Over 60 pilots get more checkrides and may be slower on the uptake. Those FOs senior enough will bid away from them. Over time, the over sixty guys are flying with more and more junior pilots. Makes sense that between the age and more junior FOs they fly with, having a check airman on board may be more problematic than typical.
I can tell you at one carrier, some of these over 60 were getting line checks every 4 to 5 months. They carrier didn't want to miss the six month check due to scheduling issues, so they have an "early month" that sometimes even went a month earlier than that. The "six month" requirement was interpreted as you can't go six months without a check. It established a "drop dead" date. So if you get a check at the 5-month point, you have to get another one 6 months later or, if in the "early month," just five months later. That's two in 10 months. If you get an occasional even earlier, you could have two in 8 months, maybe three in 12 months.

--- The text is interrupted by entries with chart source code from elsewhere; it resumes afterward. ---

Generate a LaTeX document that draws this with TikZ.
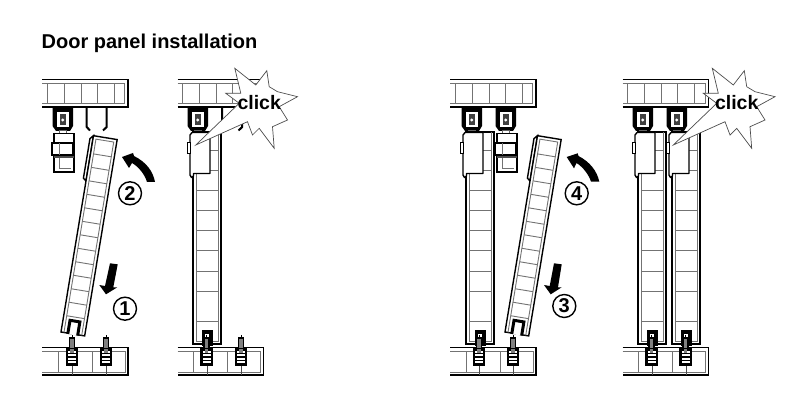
\documentclass[tikz,border=0pt]{standalone}
\usepackage{fontspec}
\setmainfont{Liberation Sans}
\tikzset{
  ink/.style={draw=black,line width=1.4pt},
  thin ink/.style={draw=black!55,line width=.9pt},
  heavy/.style={draw=black,line width=2.8pt},
  burstshape/.style={draw=black!70,fill=white,line width=.7pt,line join=miter},
  clicktext/.style={font=\fontsize{19.5}{20}\selectfont\bfseries,inner sep=0pt},
  stepnum/.style={circle,draw=black,line width=1.4pt,fill=white,minimum size=23pt,inner sep=0pt,font=\fontsize{20}{20}\selectfont\bfseries},
  bigarrow/.style={fill=black,draw=none}
}
\newcommand{\railtop}[1]{\begin{scope}[shift={(#1,0)}]
  \draw[ink,line width=1.6pt] (0,79.5)--(86,79.5)--(86,107);
  \draw[thin ink] (0,83.5)--(82.5,83.5)--(82.5,103)--(0,103);
  \foreach \x in {5,22,39,55,72} \draw[thin ink] (\x,83.5)--(\x,103);
  \draw[heavy] (0,107)--(86.8,107);
\end{scope}}
\newcommand{\railbottom}[1]{\begin{scope}[shift={(#1,0)}]
  \draw[ink] (0,347.5)--(86,347.5)--(86,375)--(0,375);
  \draw[thin ink] (0,351)--(83,351)--(83,372)--(0,372);
  \foreach \x in {16,50} \draw[thin ink] (\x,351)--(\x,372);
\end{scope}}
\newcommand{\carrier}[1]{\begin{scope}[shift={(#1,0)}]
  \fill[black] (-10.5,108)--(10,108)--(10,126)--(7,131)--(-7,131)--(-10.5,126)--cycle;
  \draw[black!60,line width=.7pt,fill=white] (-3.5,130)rectangle(3.5,134);
  \fill[white] (-6,112)rectangle(5.5,127);
  \fill[black!75] (-3.5,114.5)rectangle(3,125);
  \fill[white] (-.2,120) circle (1.6);
\end{scope}}
\newcommand{\hooks}[1]{\begin{scope}[shift={(#1,0)}]
  \draw[black,line width=2pt] (44.7,108)--(44.7,127)--(48,130.5);
  \draw[black,line width=2pt] (64.7,108)--(64.7,127)--(61,130.5);
\end{scope}}
\newcommand{\clipbody}[1]{\begin{scope}[shift={(#1,0)}]
  \draw[ink,fill=white] (-9,133.5)rectangle(11,172);
  \draw[thin ink] (-4,155)--(-4,168)--(8,168);
  \draw[black!70,line width=1.5pt] (-9,157)--(11,157);
  \draw[ink,line width=1.7pt,fill=white] (-11,143)rectangle(9.5,155);
  \draw[thin ink] (-4,143)--(-4,155);
\end{scope}}
\newcommand{\door}[1]{\begin{scope}[shift={(#1,0)}]
  \draw[ink,fill=white] (0,132)rectangle(28,344);
  \draw[thin ink] (3,132)--(3,341)--(25,341)--(25,132);
  \foreach \y in {150,170,190,210,230,250,271,291,321} \draw[thin ink] (3,\y)--(25,\y);
  \fill[black] (8.5,330)rectangle(19.5,346);
  \fill[white] (12,334)rectangle(16,346);
  \draw[ink,fill=white,line join=round] (-3,135)--(-1,132.5)--(17,132.5)--(17,173.5)--(0.5,173.5)--(0.5,176)--(-1.5,177.5)--(-3,175)--cycle;
  \draw[black,line width=.8pt,fill=white] (-3,142)rectangle(-5.5,153);
\end{scope}}
\newcommand{\pin}[1]{\begin{scope}[shift={(#1,0)}]
  \draw[black!70,line width=.8pt] (.5,365)--(.5,375);
  \draw[black,line width=.7pt] (0,336.5)--(0,334.5);
  \draw[black,line width=1.1pt,fill=black!50] (-2.5,350)--(-2.5,338)--(2.5,338)--(2.5,350)--cycle;
  \fill[black] (-6.3,347.5)rectangle(6.3,365.5);
  \foreach \y in {351,354.4,357.8,361.2} \fill[white] (-4,\y)rectangle(4,\y+1.7);
  \fill[black!50] (-1.8,348.5)rectangle(1.8,352.5);
\end{scope}}
\newcommand{\tiltpanel}[1]{\begin{scope}[shift={(#1,332)},rotate=-9.4]
  \draw[ink,fill=white] (-3,-195.5)--(0,-199)--(0,-153)--(-3,-155.5)--cycle;
  \draw[ink,fill=white] (0,0)rectangle(24,-199);
  \draw[thin ink] (3,0)--(3,-196)--(21,-196)--(21,0);
  \foreach \k in {0,...,12} \draw[thin ink] (3,-17-13.67*\k)--(21,-17-13.67*\k);
  \fill[white] (8,.9)rectangle(16,-11);
  \draw[black,line width=3pt] (7,.8)--(7,-13)--(17,-13)--(17,.8);
\end{scope}}
\newcommand{\burstat}[2]{\begin{scope}[shift={(#1,0)}]
  \draw[burstshape] (673.3,145)--(725,121.7)--(730,135)--(736.7,128.3)--(751.7,148.3)--(750,126.7)--(765,120)--(756.7,106.7)--(775,96.7)--(755,91.7)--(746.7,86.7)--(744.3,70.7)--(733.3,85)--(712.3,68.3)--(718.3,93.3)--(703.3,93.3)--(716.7,103.3)--cycle;
  \node[clicktext] (#2) at (736.7,102.7) {click};
\end{scope}}
\begin{document}
\begin{tikzpicture}[x=1pt,y=-1pt]
\useasboundingbox (0,0) rectangle (800,406);
\fill[white] (0,0) rectangle (800,406);
\node[anchor=base west,inner sep=0pt,font=\fontsize{20}{20}\selectfont\bfseries] (title) at (41.5,49) {Door panel installation};
% panel 1
\railtop{42}\railbottom{42}
\carrier{63}\hooks{42}\clipbody{63}
\tiltpanel{61}
\pin{72}\pin{106}
% panel 2
\railtop{177.5}\railbottom{177.5}
\carrier{198}\hooks{177.5}
\door{193}
\pin{206.5}\pin{241}
\burstat{-477.5}{clickA}
% panel 3
\railtop{450}\railbottom{450}
\carrier{472}\carrier{506}\clipbody{506}
\door{466}
\tiltpanel{505}
\pin{479}\pin{513}
% panel 4
\railtop{622.5}\railbottom{622.5}
\carrier{643}\carrier{677}
\door{638}\door{672}
\pin{651.5}\pin{685.5}
\burstat{0}{clickB}
% arrows
\fill[bigarrow] (122,157)--(133,153)--(134,156) .. controls (146,162) and (153,171) .. (155,182)--(147,182) .. controls (145,175) and (139,167) .. (132,163)--(129,168)--cycle;
\fill[bigarrow] (566.7,157)--(577.7,153.3)--(578.5,156) .. controls (590,162) and (597,171) .. (599.3,181.7)--(591,181.7) .. controls (589,175) and (583,167) .. (576.5,163)--(574,168.3)--cycle;
\fill[bigarrow] (110,263.3)--(117.7,264.3)--(113.3,287.3)--(117.3,287.3)--(106,294.3)--(99.3,285)--(105,286)--cycle;
\fill[bigarrow] (554,263.3)--(561.7,264.3)--(558,287.3)--(561.7,287.3)--(550.7,294.3)--(544,285)--(549.7,286)--cycle;
\node[stepnum] (n2) at (130,193.3) {2};
\node[stepnum] (n1) at (125,308.7) {1};
\node[stepnum] (n4) at (576.7,193.3) {4};
\node[stepnum] (n3) at (564.3,306) {3};
\end{tikzpicture}
\end{document}
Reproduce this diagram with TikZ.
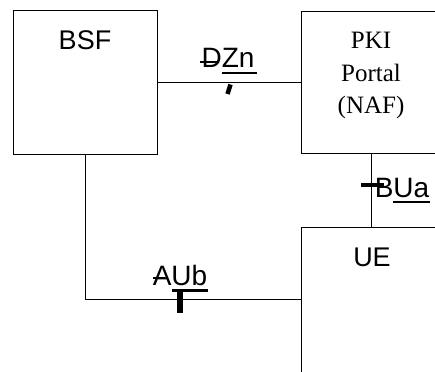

Over age-60 busts could just be a matter of the increased number checkrides rather than them them doing worse than under 60 pilots. For example, if out of every 100 checkrides there is a bust, a group of over 60 pilots will reach 100 checkrides sooner than a group of under 60 pilots because they're taking checkrides at double the rate. They may be failing more, but it is because they are exposed to an eval at twice the rate.